State of the City: What’s on the to-do list for 2021

(Posted Jan. 22, 2021)

By Kristy Zurbrick, Madison Editor

In his state of the city address, London Mayor Patrick Closser defined 2020 as a “year of adversity” during which the city government had to “pivot fast, think outside the box and make the best decisions possible” for its citizens.

Through the challenges presented by the COVID-19 pandemic, city leaders and the community as a whole exercised their ability to adapt, he said. He praised the administration, department heads, city employees, city council and residents for continuing to work to improve London during what was “a year no one could have ever imagined or will ever forget.”

In addition to looking back at the accomplished acheived in 2020, Closser looked to the future, detailing projects and plans for continued improvements in 2021. They are as follows by department:

A top priority is continued work toward solving ammonia issues at the east water treatment plant. The city has partnered with the Environmental Protection Agency at the state and federal levels to bring in a program to remove the ammonia.

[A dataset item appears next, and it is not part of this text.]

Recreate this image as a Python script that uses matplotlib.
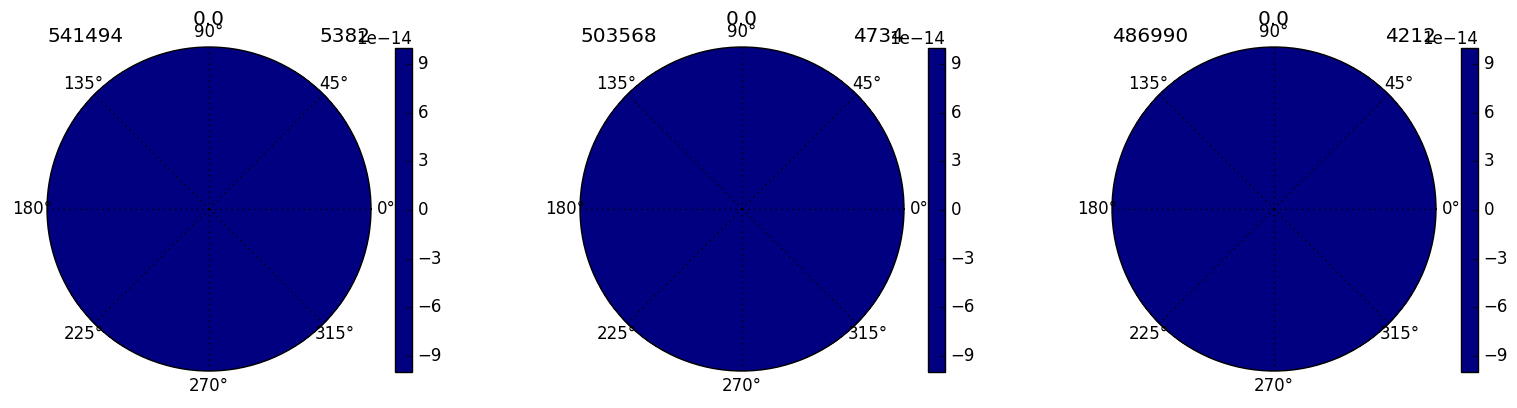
import numpy as np
import matplotlib
matplotlib.use('Agg')
import matplotlib.pyplot as plt
from matplotlib.colors import ListedColormap

plt.style.use('classic')

# panel titles
left_titles = ['541494', '503568', '486990']
right_titles = ['5382', '4734', '4212']
center_titles = ['0.0', '0.0', '0.0']

# polar grid and field (all zero)
theta = np.linspace(0, 2 * np.pi, 73)
r = np.linspace(0, 1, 21)
field = np.zeros((len(r) - 1, len(theta) - 1))

# colour range and colorbar ticks
vmin, vmax = -1e-13, 1e-13
cbar_ticks = [-9e-14, -6e-14, -3e-14, 0.0, 3e-14, 6e-14, 9e-14]

W, H = 1517, 408
fig = plt.figure(figsize=(W / 100, H / 100), dpi=100, facecolor='white')

cmap = ListedColormap(['#000080'])
centers = [209, 742, 1274]
cb_left = [395, 928, 1461]
rad = 162

for i in range(3):
    cx = centers[i]
    ax = fig.add_axes([(cx - rad) / W, (H - 371) / H, 2 * rad / W, 2 * rad / H],
                      projection='polar')
    T, R = np.meshgrid(theta, r)
    mesh = ax.pcolormesh(T, R, field, cmap=cmap, vmin=vmin, vmax=vmax,
                         antialiased=False, zorder=0)
    ax.set_ylim(0, 1)
    ax.set_yticks([])
    ax.set_axisbelow(False)
    ax.grid(True, color='black', linestyle=':', linewidth=1.0)
    ax.tick_params(labelsize=12)
    ax.set_title(center_titles[i], y=1 + 22 / 324, pad=0, fontsize=14.4)
    ax.set_title(left_titles[i], loc='left', y=1 + 5 / 324, pad=0, fontsize=14.4)
    ax.set_title(right_titles[i], loc='right', y=1 + 5 / 324, pad=0, fontsize=14.4)

    cax = fig.add_axes([cb_left[i] / W, (H - 372) / H, 17 / W, 324 / H])
    cb = fig.colorbar(mesh, cax=cax)
    cb.set_ticks(cbar_ticks)
    cb.ax.tick_params(labelsize=12)
    cb.ax.yaxis.get_offset_text().set_fontsize(12)

fig.savefig('out.png', dpi=100, facecolor='white')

“The test results are promising, but only time will tell. So, we continue to look at other options to get that plant running at full capacity,” Closser said. “We have made much progress but still have a road ahead of us.”

In 2021, the water department will put a $400,000 grant and zero-interest loan to work to switch residential water meters to electronic meters. The process will take a few years to complete.

“We will be able to read meters at a much faster rate, freeing up employees to maintain our aging infrastructure. It will also give our citizens the opportunity to access their meter information, showing their usage and alerting them if there is an issue with things such as a possible leak,” Closser said.

The wastewater department will work toward starting a line expansion on the east side of town to allow for growth. The department also plans to aggressively expand its collection, cleaning and mapping systems.

Building and Zoning (B&Z)
Last year, B&Z issued 381 permits, 21 of which were for dwellings. Closser said he foresees the number of building permits increasing in the next three years.

“I have had multiple meetings over the past few weeks with builders, development companies and Realtors on possible residential builds,” he said. “This is a very exciting time for the residential market in London.”

One of the focuses this year will be storm sewer repairs and improvements on the south end of town and around city hall.

The street department also plans to take a look at all traffic lights. The hope is to change them to LED lights. The current lights are outdated; finding parts to replace or fix them is difficult.

“LEDs will be brighter. The visibility to the motorist will increase dramatically,” Closser explained. “Also, there will be updates to traffic signal times that will be easier to manage and keep the timing of the traffic flow.”

The department also is slated to repair the city salt barns.

Last year, the police department took 1,098 incident reports from 7,140 calls for service. This represented a slight decrease over numbers from 2019.

Moving into 2021, the department aims to increase enforcement of traffic ordinances by 10 percent in relation to traffic control devices. The goal is to cut down on accidents at intersections.

A focus will be placed on the police station and its needs. The plan is to conduct a facility assessment.

Additionally, Police Chief Glenn Nicol hopes that health and safety conditions will allow for the return of community outreach events such as the Special Olympics torch run, National Night Out, and the Casting with Cops fishing event.

Fire and EMS
Fire and EMS answered 2,411 calls for service in 2020. The EMS division is now entering its third year of operation.

In 2021, the department will redevelop its training and orientation curriculum, establish new programs for community risk reduction and technical countywide rescue, and renovate the dorms at both stations.

Parks and Recreation
Merri-Mac Park will be front and center in 2021 as the parks and recreation department puts together a game plan for improvements.

Also on the to-do list are additions to the dog park, more improvements to the municipal pool bath house, and expansion of programming.

Board of Public Utilities (BPU)
Using the city’s MuniLink software, BPU will set up a notification system to quickly let customers know of any issues via email, text or phone. Examples include announcements of water main breaks and water boil alerts.

A switch to front-load Dumpsters for commercial accounts is in the works.

“This will help improve the safety of emptying Dumpsters while becoming more efficient,” Closser said.